Rabaul was everything I had expected of the Territory: it was a small community settled around picturesque Simpson Harbour. The climate was tropical with blazing sunshine and regular tropical downpours, the vegetation strange and exotic, and the social life a complete change from anything I had ever experienced before! Easter 1970 gave me the chance to visit Noel when the Rabaul tennis club chartered a DC3 to fly to Wewak for some sort of tournament. I got a seat aboard and visited Noel on his own little estate along the Hawain River some ten miles outside Wewak. It was a wonderful place: Tilly lamps at night and a shower gravity-fed from a rooftop holding tank which was refilled by the 'haus boi' with a handpump. A native village was just down the road and far into the night small bands of villagers would pass the house strumming their ukeleles. An alcoholic beachcomber by the name of McKenzie (who was said to be an excellent carpenter on the few occasions when he was off the grog) lived even farther out than Noel. He had no transport which however did not stop him from walking all the way into Wewak to quench his ever-present thirst at the Sepik Club. On his return late at night he would stagger in to Noel's for a few more noggins to propel him on his way. In later years some friendly people in town fixed him up with a donkey which used to carry him home safely. The Territory was full of characters like McKenzie.

 

left to right: Cerebos Salt, Noel, moi at Christmas 1975
on Wewak Beach next to the old Windjammer Hotel
(Photo taken by Brian Herde with his beloved BRONICA)

 

I went back to Wewak on two more occasions and Noel came to spent Christmas 1973 and Christmas 1974 with me. Or at least he tried because by the time he arrived on Bougainville in 1973, I was in Arawa Hospital being prepared for an urgent appendectomy; and when he came to see me in Lae in 1974 I was already packed up and ready to fly out to my next assignment in Burma. Our paths crossed more frequently after I had temporarily come back to Australia in 1979. I visited him several times and observed with some concern his struggle to make himself at home again in Australia, first at Caboolture, then at Mt Perry, and finally at Childers. He never quite succeeded since, as he put it, after a lifetime spent in PNG, "my spiritual home will always be New Guinea".

 

Brown's Funerals kindly made this old newspaper cutting available to me

 

Perhaps this struggle is something else that we shared. I, too, still think almost every day about those many faraway places in which I lived and worked. The years spent there have left me unsuited in many respects for life in the deep south. I feel suspended between my past life in the islands and my present life in mainstream Australia, and I still seek a place where I can feel truly content.

 

 

Noel finally came to rest in the Bundaberg Cemetery. Rest in Peace, Noel!

 

P.S. Noel's older sister, Constance Mina Ronan, also passed away in Bundaberg in 2002 - see here. The world is a poorer place for their passing.

 

Noel's War Records

Noel's father passed away on Saturday, 28 October 1944 - see following notice in the Cairns Post - and Noel recorded as his next-of-kin his mother Constance Mina Butler of St Mary's School in Herberton

The funeral was held at Our Lady of Good Counsel Church, the same church in which just five years earlier Noel's only sister Constance Mina (Peggy) had married Andrew Ronan.
Isn't it amazing what the internet yields up with a bit of searching? :-)

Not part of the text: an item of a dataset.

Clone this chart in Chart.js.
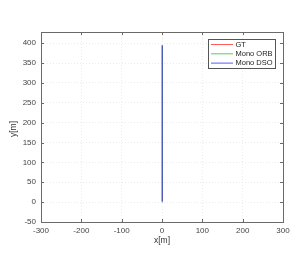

Cairns Post of Saturday 11 November 1939

17 Totness Street in Torquay is the address of the Hervey Bay Croquet & Mallet Sports Club, founded in 1960. Perhaps Noel used it as a forwarding address or, just as likely, worked there for a while after he had left his job with the Department of Works in Lae and Mumeng, and before returning to Kainantu in early 1961 where he bought some land to grow coffee in which he failed and then began work in Wewak in December 1961.
P.S. I did contact the Hervey Bay Croquet & Mallet Sports Club, and their secretary, a nice lady by the name of Jenny Campbell, told me that they only moved to Totness Street in 1988. There goes another hypothesis.